• **To be done**:
Write each line of the material exactly as given, from the top through the line that contains "letter_y = [23, 23, 23, 243, 243, 246]", and omit all pictures.

/---

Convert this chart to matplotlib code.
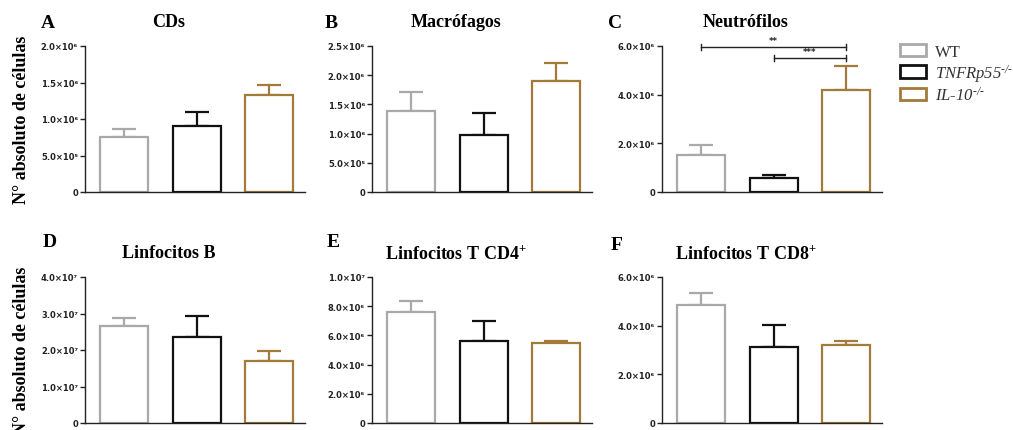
import numpy as np
import matplotlib
matplotlib.use("Agg")
import matplotlib.pyplot as plt
from matplotlib.patches import Patch
from matplotlib.ticker import FuncFormatter

plt.rcParams['mathtext.fontset'] = 'custom'
plt.rcParams['mathtext.rm'] = 'Liberation Serif:italic'
plt.rcParams['mathtext.it'] = 'Liberation Serif:italic'
plt.rcParams['mathtext.bf'] = 'Liberation Serif:bold'

# data
groups = ['WT', 'TNFRp55-/-', 'IL-10-/-']
colors = ['#a9a9a9', '#111111', '#a27a3a']

titles = ['CDs', 'Macrófagos', 'Neutrófilos',
          'Linfocitos B', r'Linfocitos T CD4$^{\mathbf{+}}$', r'Linfocitos T CD8$^{\mathbf{+}}$']
letters = ['A', 'B', 'C', 'D', 'E', 'F']

cds_mean = [0.75e6, 0.90e6, 1.33e6]
cds_sem = [0.11e6, 0.20e6, 0.14e6]
macro_mean = [1.38e6, 0.98e6, 1.90e6]
macro_sem = [0.33e6, 0.38e6, 0.31e6]
neutro_mean = [1.51e6, 0.58e6, 4.20e6]
neutro_sem = [0.41e6, 0.10e6, 0.96e6]
linfb_mean = [2.65e7, 2.35e7, 1.71e7]
linfb_sem = [0.24e7, 0.59e7, 0.25e7]
cd4_mean = [7.57e6, 5.59e6, 5.50e6]
cd4_sem = [0.79e6, 1.41e6, 0.11e6]
cd8_mean = [4.84e6, 3.12e6, 3.20e6]
cd8_sem = [0.51e6, 0.89e6, 0.16e6]

means = [cds_mean, macro_mean, neutro_mean, linfb_mean, cd4_mean, cd8_mean]
sems = [cds_sem, macro_sem, neutro_sem, linfb_sem, cd4_sem, cd8_sem]
ymax = [2.0e6, 2.5e6, 6.0e6, 4.0e7, 1.0e7, 6.0e6]
ystep = [5e5, 5e5, 2e6, 1e7, 2e6, 2e6]

# significance in panel C: (from, to, level, label)
sig_pairs = [(0, 2, 5.97e6, '**'), (1, 2, 5.5e6, '***')]

SUP = str.maketrans('0123456789-', '⁰¹²³⁴⁵⁶⁷⁸⁹⁻')


def sci(v, pos):
    if v == 0:
        return '0'
    e = int(np.floor(np.log10(v) + 1e-9))
    m = v / 10 ** e
    return f'{m:.1f}×10' + str(e).translate(SUP)


W, H = 1013, 431
fig = plt.figure(figsize=(W / 100, H / 100), dpi=100)

col_left = [85, 372, 662]
row_top = [47, 278]
ax_w, ax_h = 220, 146
letter_x = [48, 331, 615, 50, 333, 617]
letter_y = [23, 23, 23, 243, 243, 246]

x = np.arange(3)
for i in range(6):
    r, c = divmod(i, 3)
    l = col_left[c] / W
    b = 1 - (row_top[r] + ax_h) / H
    ax = fig.add_axes([l, b, ax_w / W, ax_h / H])
    for j in range(3):
        ax.errorbar(x[j], means[i][j], yerr=[[0], [sems[i][j]]], color=colors[j],
                    lw=1.6, capsize=8.5, capthick=1.6, zorder=1)
        ax.bar(x[j], means[i][j], width=0.66, facecolor='white', edgecolor=colors[j],
               linewidth=1.6, zorder=2)
    ax.set_xlim(-0.534, 2.49)
    ax.set_ylim(0, ymax[i])
    ax.set_yticks(np.arange(0, ymax[i] + ystep[i] / 2, ystep[i]))
    ax.yaxis.set_major_formatter(FuncFormatter(sci))
    ax.set_xticks([])
    for s in ['top', 'right']:
        ax.spines[s].set_visible(False)
    for s in ['left', 'bottom']:
        ax.spines[s].set_linewidth(1.0)
        ax.spines[s].set_color('#222222')
    ax.tick_params(axis='y', length=3.5, width=1.0, pad=1.5, color='#222222')
    for t in ax.get_yticklabels():
        t.set_fontfamily('DejaVu Sans')
        t.set_fontweight('bold')
        t.set_fontsize(6)
        t.set_color('#222222')
    ax.text(0.38, 1 + 24 / ax_h, titles[i], transform=ax.transAxes, ha='center',
            va='center', fontfamily='Liberation Serif', fontweight='bold', fontsize=13)
    fig.text(letter_x[i] / W, 1 - letter_y[i] / H, letters[i], ha='center', va='center',
             fontfamily='Liberation Serif', fontweight='bold', fontsize=14)

    if i == 2:
        for a, bb, lev, lab in sig_pairs:
            ax.plot([x[a], x[bb]], [lev, lev], color='#222222', lw=1.0, clip_on=False)
            for xx in (x[a], x[bb]):
                ax.plot([xx, xx], [lev - 0.12e6, lev + 0.12e6], color='#222222',
                        lw=1.0, clip_on=False)
            ax.text((x[a] + x[bb]) / 2, lev + 0.08e6, lab,
                    ha='center', va='bottom', fontsize=6, fontweight='bold',
                    fontfamily='DejaVu Sans', color='#222222')

for yc in (120, 351):
    fig.text(22 / W, 1 - yc / H, 'N° absoluto de células', rotation=90, ha='center',
             va='center', fontfamily='Liberation Serif', fontweight='bold', fontsize=13)

labels = ['WT', r'TNFRp55$^{\text{-/-}}$', r'IL-10$^{\text{-/-}}$']
handles = [Patch(facecolor='white', edgecolor=colors[k], linewidth=2.0) for k in range(3)]
leg = fig.legend(handles, labels, loc='upper left', bbox_to_anchor=(893 / W, 1 - 38 / H),
                 frameon=False, handlelength=1.6, handleheight=0.75, handletextpad=0.5,
                 labelspacing=0.12, borderaxespad=0,
                 prop={'family': 'Liberation Serif', 'style': 'italic', 'size': 12})
leg.get_texts()[0].set_fontstyle('normal')
for t in leg.get_texts():
    t.set_color('#333333')

fig.savefig('out.png', dpi=100)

\---

• **Response to the task**:
Convert this chart to matplotlib code.
import numpy as np
import matplotlib
matplotlib.use("Agg")
import matplotlib.pyplot as plt
from matplotlib.patches import Patch
from matplotlib.ticker import FuncFormatter

plt.rcParams['mathtext.fontset'] = 'custom'
plt.rcParams['mathtext.rm'] = 'Liberation Serif:italic'
plt.rcParams['mathtext.it'] = 'Liberation Serif:italic'
plt.rcParams['mathtext.bf'] = 'Liberation Serif:bold'

# data
groups = ['WT', 'TNFRp55-/-', 'IL-10-/-']
colors = ['#a9a9a9', '#111111', '#a27a3a']

titles = ['CDs', 'Macrófagos', 'Neutrófilos',
          'Linfocitos B', r'Linfocitos T CD4$^{\mathbf{+}}$', r'Linfocitos T CD8$^{\mathbf{+}}$']
letters = ['A', 'B', 'C', 'D', 'E', 'F']

cds_mean = [0.75e6, 0.90e6, 1.33e6]
cds_sem = [0.11e6, 0.20e6, 0.14e6]
macro_mean = [1.38e6, 0.98e6, 1.90e6]
macro_sem = [0.33e6, 0.38e6, 0.31e6]
neutro_mean = [1.51e6, 0.58e6, 4.20e6]
neutro_sem = [0.41e6, 0.10e6, 0.96e6]
linfb_mean = [2.65e7, 2.35e7, 1.71e7]
linfb_sem = [0.24e7, 0.59e7, 0.25e7]
cd4_mean = [7.57e6, 5.59e6, 5.50e6]
cd4_sem = [0.79e6, 1.41e6, 0.11e6]
cd8_mean = [4.84e6, 3.12e6, 3.20e6]
cd8_sem = [0.51e6, 0.89e6, 0.16e6]

means = [cds_mean, macro_mean, neutro_mean, linfb_mean, cd4_mean, cd8_mean]
sems = [cds_sem, macro_sem, neutro_sem, linfb_sem, cd4_sem, cd8_sem]
ymax = [2.0e6, 2.5e6, 6.0e6, 4.0e7, 1.0e7, 6.0e6]
ystep = [5e5, 5e5, 2e6, 1e7, 2e6, 2e6]

# significance in panel C: (from, to, level, label)
sig_pairs = [(0, 2, 5.97e6, '**'), (1, 2, 5.5e6, '***')]

SUP = str.maketrans('0123456789-', '⁰¹²³⁴⁵⁶⁷⁸⁹⁻')


def sci(v, pos):
    if v == 0:
        return '0'
    e = int(np.floor(np.log10(v) + 1e-9))
    m = v / 10 ** e
    return f'{m:.1f}×10' + str(e).translate(SUP)


W, H = 1013, 431
fig = plt.figure(figsize=(W / 100, H / 100), dpi=100)

col_left = [85, 372, 662]
row_top = [47, 278]
ax_w, ax_h = 220, 146
letter_x = [48, 331, 615, 50, 333, 617]
letter_y = [23, 23, 23, 243, 243, 246]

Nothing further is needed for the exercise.